A third work incorporates elements of both the landscape painting and the calligraphy. Made by Lan Ying (1585-circa 1664), it predates both of them.

"Orchids, Bamboo and Rock” is a 22-foot hand-scroll in black ink on six sheets of white paper. It sets the enduring strength of heavy stone against the linear suppleness of bamboo, with the lush and temporal beauty of flowers as a kind of syncopated mediation between the two. Lan brings you in close to the imagery, as if skimming along the ground, while the negative space of the unpainted paper alternately reads as solid and atmospheric.

Unlike Wang's Yangtze, this work was executed in a burst of enthusiastic energy, not unlike Weng's calligraphy. The spontaneity of the brushwork drives your eye, pulling and pushing it through intimate scrutiny of the episodic scenes of nature.

There's much more. Huntington curator June Li based the show on an earlier presentation at Boston's Museum of Fine Arts. It complements the Huntington's new classical Chinese garden adjacent to the Boone Gallery, which embodies many of the same Confucian principles as the exhibition's paintings, poems and calligraphy.

Shen Zhou mountain Private collections don't often work as museum exhibitions, since they tend to deflect attention away from art and toward acquisitiveness. The Weng Collection, begun in the 19th century by Weng Tonghe, a tutor to two emperors (and the tiger calligrapher) and passed down and expanded through subsequent generations of family, is an exception. The nature of the art is reflected in the activity of its familial study, which includes the execution of paintings, poetry and calligraphy through generations of the collectors. 

Now housed in New Hampshire, the collection is an expression of taste through time. It derives from the Chinese literati tradition of scholar-officials, for whom precision in thought and analysis was essential to the management of a sprawling, constantly evolving empire. At its most extreme, the literati tradition spawned something close to the Western notion of a “painter's painter,” disconnected from mundane government life and in close pursuit of artistic mastery.

Among the most famous literati painters is Shen Zhou (1427-1509), whose career corresponds in time to the emergence of the Renaissance in the West. He is represented in the show by a lovely album of poems and landscapes, as well as an exceptional hanging scroll.

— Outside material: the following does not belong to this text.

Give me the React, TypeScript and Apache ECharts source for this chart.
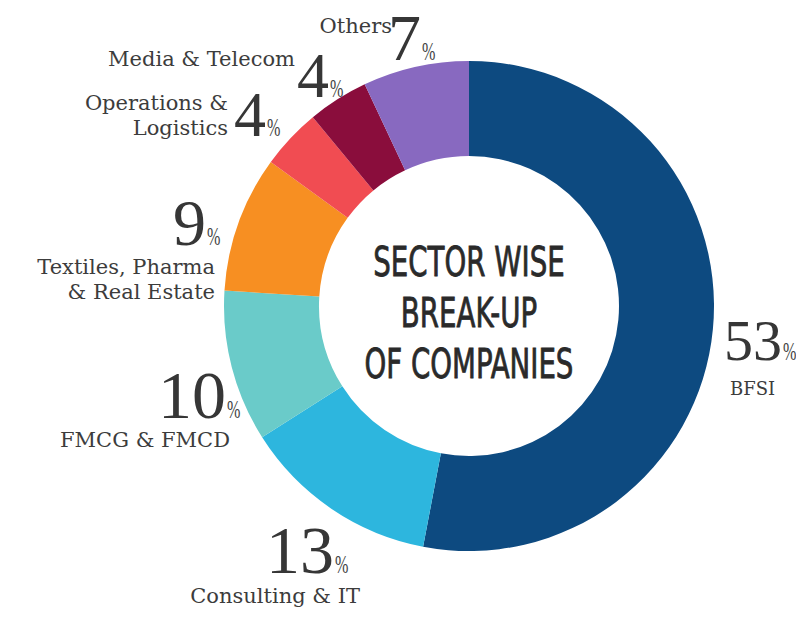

In mineral blues and greens highlighted by silvery passages, the scroll shows a cultivated scholar surrounded by a group of elegant ladies at the base of an imposing mountain. They are led by a delicate white deer, who stands at the start of a pathway that wends its way up and around to the extraordinary promontory. It unfolds as a wholly imaginative journey, one that entices and consoles through the seductions of consummate skill.